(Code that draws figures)
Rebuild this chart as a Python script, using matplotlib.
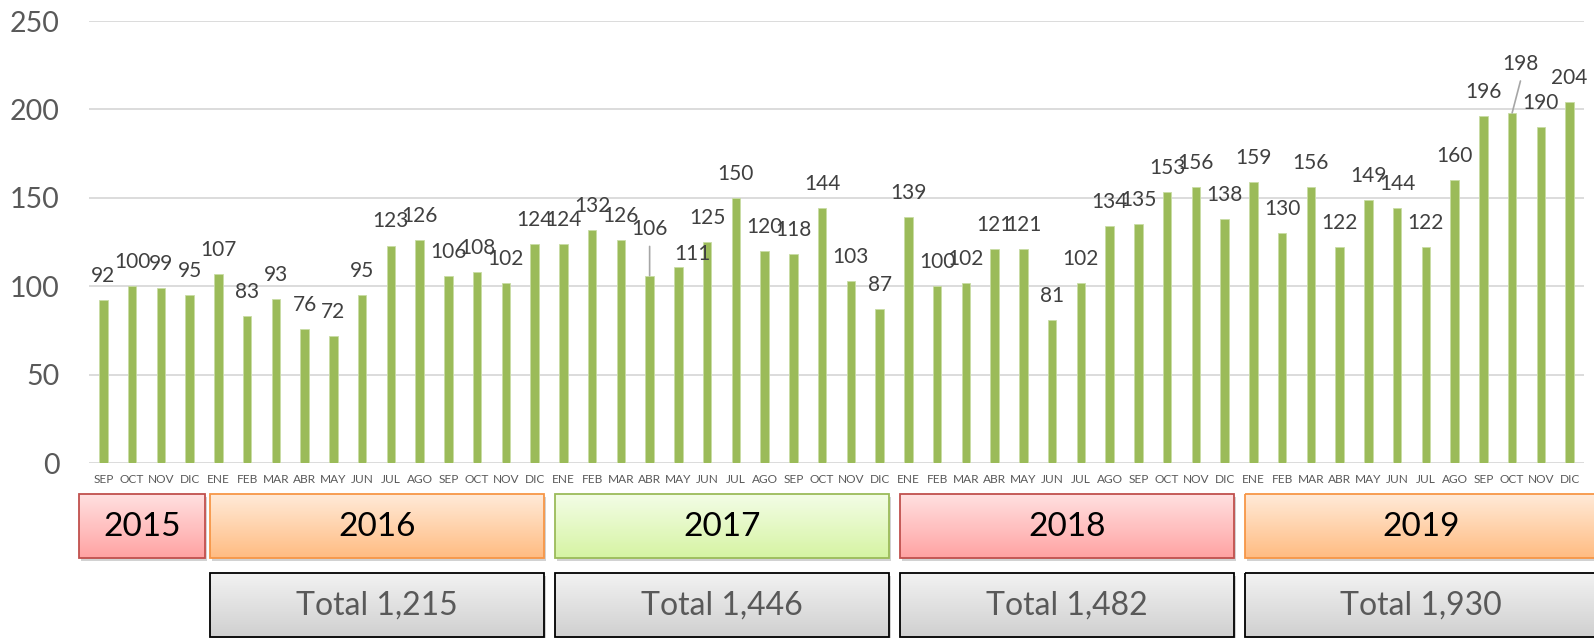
import numpy as np
import matplotlib
matplotlib.use("Agg")
import matplotlib.pyplot as plt
from matplotlib.patches import Rectangle
import matplotlib.patheffects as pe

plt.rcParams['font.family'] = ['Lato', 'DejaVu Sans']

# data
months = ['SEP', 'OCT', 'NOV', 'DIC',
          'ENE', 'FEB', 'MAR', 'ABR', 'MAY', 'JUN', 'JUL', 'AGO', 'SEP', 'OCT', 'NOV', 'DIC',
          'ENE', 'FEB', 'MAR', 'ABR', 'MAY', 'JUN', 'JUL', 'AGO', 'SEP', 'OCT', 'NOV', 'DIC',
          'ENE', 'FEB', 'MAR', 'ABR', 'MAY', 'JUN', 'JUL', 'AGO', 'SEP', 'OCT', 'NOV', 'DIC',
          'ENE', 'FEB', 'MAR', 'ABR', 'MAY', 'JUN', 'JUL', 'AGO', 'SEP', 'OCT', 'NOV', 'DIC']
values = [92, 100, 99, 95,
          107, 83, 93, 76, 72, 95, 123, 126, 106, 108, 102, 124,
          124, 132, 126, 106, 111, 125, 150, 120, 118, 144, 103, 87,
          139, 100, 102, 121, 121, 81, 102, 134, 135, 153, 156, 138,
          159, 130, 156, 122, 149, 144, 122, 160, 196, 198, 190, 204]
years = ['2015', '2016', '2017', '2018', '2019']
year_months = [4, 12, 12, 12, 12]
totals = [None, '1,215', '1,446', '1,482', '1,930']

W, H = 1594, 638
fig = plt.figure(figsize=(W / 100, H / 100), dpi=100)
left, width = 89 / W, 1495 / W
bottom, top = 1 - 463 / H, 1 - 21 / H
ax = fig.add_axes([left, bottom, width, top - bottom])

x = np.arange(len(values))
ax.bar(x, values, width=0.3, color='#9BBB59', edgecolor='#C9DCA5', linewidth=0.6, zorder=3)
ax.set_xlim(-0.5, len(values) - 0.5)
ax.set_ylim(0, 250)
ax.set_yticks(range(0, 251, 50))
ax.yaxis.grid(True, color='#D9D9D9', linewidth=1.3, zorder=0)
ax.set_axisbelow(True)
for s in ax.spines.values():
    s.set_visible(False)
ax.tick_params(axis='y', length=0, pad=21, labelsize=20.5, labelcolor='#595959')
ax.set_xticks(x)
ax.set_xticklabels(months)
ax.tick_params(axis='x', length=0, pad=8, labelsize=8.6, labelcolor='#595959')

# label tweaks (offset points): index -> (dx, dy, leader)
tweaks = {19: (0, 29, True), 20: (10, 5, False), 49: (6, 31, True)}
for i, v in enumerate(values):
    dx, dy, lead = tweaks.get(i, (0, 13, False))
    ax.annotate(str(v), (i, v), xytext=(dx, dy), textcoords='offset points',
                ha='center', va='baseline', fontsize=15, color='#404040', zorder=4)
    if lead:
        ax.annotate('', (i, v), xytext=(dx, dy - 8), textcoords='offset points',
                    arrowprops=dict(arrowstyle='-', color='#A6A6A6', lw=1.2,
                                    shrinkA=0, shrinkB=0), zorder=4)

# overlay axes for the year / total boxes, same x scale as the chart
bx = fig.add_axes([0, 0, 1, 1])
bx.set_axis_off()
xlo = -0.5 - left * len(values) / width
xhi = xlo + len(values) / width
styles = {
    'red': ('#FFE0E0', '#FFA3A3', '#C0504D'),
    'orange': ('#FFEAD8', '#FFBC82', '#F79646'),
    'green': ('#F3FDE6', '#D6F4A3', '#9BBB59'),
    'gray': ('#F2F2F2', '#D0D0D0', '#000000'),
}
year_style = ['red', 'orange', 'green', 'red', 'orange']


def grad_box(x0, x1, y0, y1, style):
    c_top, c_bot, edge = styles[style]
    a = np.array(matplotlib.colors.to_rgb(c_top))
    b = np.array(matplotlib.colors.to_rgb(c_bot))
    t = np.linspace(0, 1, 64)[:, None]
    img = (a * (1 - t) + b * t)[:, None, :]
    rect = Rectangle((x0, y0), x1 - x0, y1 - y0, facecolor='none', edgecolor=edge,
                     linewidth=1.3, zorder=3)
    shadow = Rectangle((x0, y0), x1 - x0, y1 - y0, facecolor='white', edgecolor='none', zorder=1)
    shadow.set_path_effects([pe.SimplePatchShadow(offset=(1.5, -2.5), shadow_rgbFace='#808080', alpha=0.35)])
    bx.add_patch(shadow)
    bx.add_patch(rect)
    im = bx.imshow(img, extent=(x0, x1, y1, y0), aspect='auto', interpolation='bilinear', zorder=2)
    im.set_clip_path(rect)


start = 0
for k, (yr, n) in enumerate(zip(years, year_months)):
    first, last = start, start + n - 1
    x0, x1 = first - 0.28, last + 0.33
    if k == 0:
        x0, x1 = first - 0.86, last + 0.54
    if k == len(years) - 1:
        x1 = last + 0.95
    grad_box(x0, x1, 494, 558, year_style[k])
    bx.text((x0 + x1) / 2, 527, yr, ha='center', va='center', fontsize=24, color='black', zorder=4)
    if totals[k]:
        grad_box(x0, x1, 573, 637, 'gray')
        bx.text((x0 + x1) / 2, 606, 'Total ' + totals[k], ha='center', va='center',
                fontsize=23, color='#595959', zorder=4)
    start += n

bx.set_xlim(xlo, xhi)
bx.set_ylim(H, 0)

plt.savefig('out.png', dpi=100)
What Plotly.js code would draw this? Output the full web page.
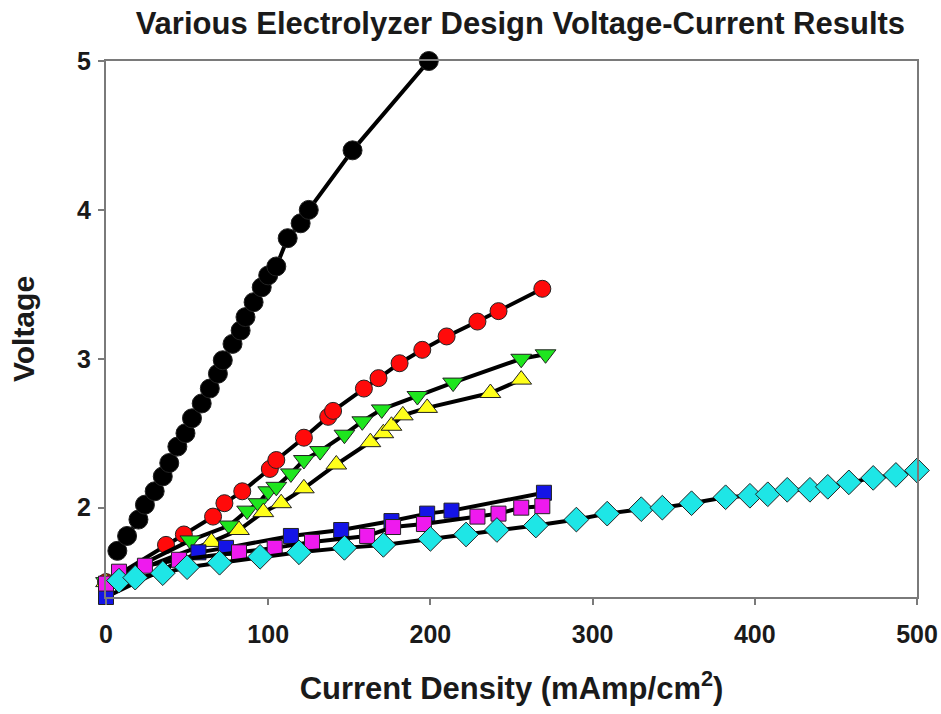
<!DOCTYPE html>
<html>
<head>
<meta charset="utf-8">
<script src="https://cdn.plot.ly/plotly-3.0.1.min.js"></script>
<style>html,body{margin:0;padding:0;background:#fff;}#chart{width:941px;height:714px;}</style>
</head>
<body>
<div id="chart"></div>
<script>
// Series data (current density mA/cm2, voltage)
const blackX = [7,13,20,24,30,35,39,44,49,53,59,64,69,72,78,83,86,91,96,100,105,112,120,125,152,199];
const blackY = [1.71,1.81,1.92,2.02,2.11,2.21,2.30,2.41,2.50,2.60,2.70,2.80,2.90,2.99,3.10,3.19,3.28,3.38,3.48,3.56,3.62,3.81,3.91,4.00,4.40,5.00];

const redX = [0,37,48,66,73,84,101,105,122,137,140,159,168,181,195,210,229,242,269];
const redY = [1.50,1.75,1.82,1.94,2.03,2.11,2.26,2.32,2.47,2.61,2.65,2.80,2.87,2.97,3.06,3.15,3.25,3.32,3.47];

const greenX = [0,52,76,87,94,100,105,114,122,132,147,158,170,192,214,256,271];
const greenY = [1.50,1.78,1.88,1.98,2.03,2.11,2.14,2.23,2.32,2.38,2.49,2.58,2.66,2.75,2.84,3.00,3.03];

const yellowX = [0,65,82,97,108,122,142,163,171,176,183,198,237,256];
const yellowY = [1.50,1.77,1.85,1.97,2.03,2.13,2.29,2.44,2.50,2.55,2.62,2.67,2.77,2.86];

const blueX = [0,57,74,114,145,176,198,213,270];
const blueY = [1.40,1.70,1.73,1.81,1.85,1.91,1.96,1.98,2.10];

const magentaX = [0,8,24,45,82,104,127,161,177,196,229,242,256,269];
const magentaY = [1.49,1.57,1.61,1.65,1.70,1.73,1.77,1.81,1.87,1.89,1.94,1.96,2.00,2.01];

const cyanX = [8,18,35,50,70,95,119,147,171,200,222,241,265,290,309,330,343,361,382,397,408,420,434,445,458,473,487,500];
const cyanY = [1.51,1.53,1.56,1.60,1.63,1.67,1.70,1.73,1.75,1.79,1.82,1.85,1.88,1.92,1.96,1.99,2.00,2.03,2.07,2.08,2.09,2.12,2.12,2.14,2.17,2.20,2.22,2.25];

const xTicks = [0,100,200,300,400,500];
const yTicks = [2,3,4,5];

function series(x, y, color, symbol, size) {
  return {
    x: x, y: y, type: 'scatter', mode: 'lines+markers',
    line: {color: '#000', width: 4},
    marker: {color: color, symbol: symbol, size: size, line: {color: '#222', width: 1}},
    cliponaxis: false, showlegend: false, hoverinfo: 'skip'
  };
}

const data = [
  series(blackX, blackY, '#000000', 'circle', 19),
  series(redX, redY, '#ff0a0a', 'circle', 17),
  series(greenX, greenY, '#1ee61e', 'triangle-down', 18),
  series(yellowX, yellowY, '#ffff1a', 'triangle-up', 18),
  series(blueX, blueY, '#1414e6', 'square', 15),
  series(magentaX, magentaY, '#ee1aee', 'square', 15),
  series(cyanX, cyanY, '#1ee6e6', 'diamond', 19)
];

const FONT = 'Liberation Sans, Arial, sans-serif';
const layout = {
  width: 941, height: 714,
  paper_bgcolor: '#fff', plot_bgcolor: '#fff',
  margin: {l: 106, r: 24, t: 61, b: 117},
  title: {
    text: '<b>Various Electrolyzer Design Voltage-Current Results</b>',
    font: {family: FONT, size: 31, color: '#1a1a1a'},
    xref: 'container', x: 0.553, xanchor: 'center',
    yref: 'container', y: 0.968, yanchor: 'middle'
  },
  xaxis: {
    range: [0, 500], tickvals: xTicks, ticktext: xTicks.map(String),
    showgrid: false, zeroline: false,
    showline: true, linecolor: '#7a7a7a', linewidth: 2, mirror: true,
    ticks: 'outside', ticklen: 6, tickwidth: 2, tickcolor: '#7a7a7a',
    tickfont: {family: FONT, size: 25, color: '#1a1a1a', weight: 'bold'},
    ticklabelstandoff: 8,
    title: {text: '<b>Current Density (mAmp/cm<sup>2</sup>)</b>', font: {family: FONT, size: 31, color: '#1a1a1a'}, standoff: 30}
  },
  yaxis: {
    range: [1.4, 5], tickvals: yTicks, ticktext: yTicks.map(String),
    showgrid: false, zeroline: false,
    showline: true, linecolor: '#7a7a7a', linewidth: 2, mirror: true,
    ticks: 'outside', ticklen: 6, tickwidth: 2, tickcolor: '#7a7a7a',
    tickfont: {family: FONT, size: 25, color: '#1a1a1a', weight: 'bold'},
    ticklabelstandoff: 2,
    title: {text: '<b>Voltage</b>', font: {family: FONT, size: 30, color: '#1a1a1a'}, standoff: 34}
  }
};

Plotly.newPlot('chart', data, layout, {staticPlot: true, displayModeBar: false});
</script>
</body>
</html>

• GIVEN INSTRUCTION
Repeat only the lines between the top of the entries above and the line containing "pad=8, labelsize=8.6, labelcolor='#595959')", both ends included, without the pictures.

• PROBLEM SOLUTION
Rebuild this chart as a Python script, using matplotlib.
import numpy as np
import matplotlib
matplotlib.use("Agg")
import matplotlib.pyplot as plt
from matplotlib.patches import Rectangle
import matplotlib.patheffects as pe

plt.rcParams['font.family'] = ['Lato', 'DejaVu Sans']

# data
months = ['SEP', 'OCT', 'NOV', 'DIC',
          'ENE', 'FEB', 'MAR', 'ABR', 'MAY', 'JUN', 'JUL', 'AGO', 'SEP', 'OCT', 'NOV', 'DIC',
          'ENE', 'FEB', 'MAR', 'ABR', 'MAY', 'JUN', 'JUL', 'AGO', 'SEP', 'OCT', 'NOV', 'DIC',
          'ENE', 'FEB', 'MAR', 'ABR', 'MAY', 'JUN', 'JUL', 'AGO', 'SEP', 'OCT', 'NOV', 'DIC',
          'ENE', 'FEB', 'MAR', 'ABR', 'MAY', 'JUN', 'JUL', 'AGO', 'SEP', 'OCT', 'NOV', 'DIC']
values = [92, 100, 99, 95,
          107, 83, 93, 76, 72, 95, 123, 126, 106, 108, 102, 124,
          124, 132, 126, 106, 111, 125, 150, 120, 118, 144, 103, 87,
          139, 100, 102, 121, 121, 81, 102, 134, 135, 153, 156, 138,
          159, 130, 156, 122, 149, 144, 122, 160, 196, 198, 190, 204]
years = ['2015', '2016', '2017', '2018', '2019']
year_months = [4, 12, 12, 12, 12]
totals = [None, '1,215', '1,446', '1,482', '1,930']

W, H = 1594, 638
fig = plt.figure(figsize=(W / 100, H / 100), dpi=100)
left, width = 89 / W, 1495 / W
bottom, top = 1 - 463 / H, 1 - 21 / H
ax = fig.add_axes([left, bottom, width, top - bottom])

x = np.arange(len(values))
ax.bar(x, values, width=0.3, color='#9BBB59', edgecolor='#C9DCA5', linewidth=0.6, zorder=3)
ax.set_xlim(-0.5, len(values) - 0.5)
ax.set_ylim(0, 250)
ax.set_yticks(range(0, 251, 50))
ax.yaxis.grid(True, color='#D9D9D9', linewidth=1.3, zorder=0)
ax.set_axisbelow(True)
for s in ax.spines.values():
    s.set_visible(False)
ax.tick_params(axis='y', length=0, pad=21, labelsize=20.5, labelcolor='#595959')
ax.set_xticks(x)
ax.set_xticklabels(months)
ax.tick_params(axis='x', length=0, pad=8, labelsize=8.6, labelcolor='#595959')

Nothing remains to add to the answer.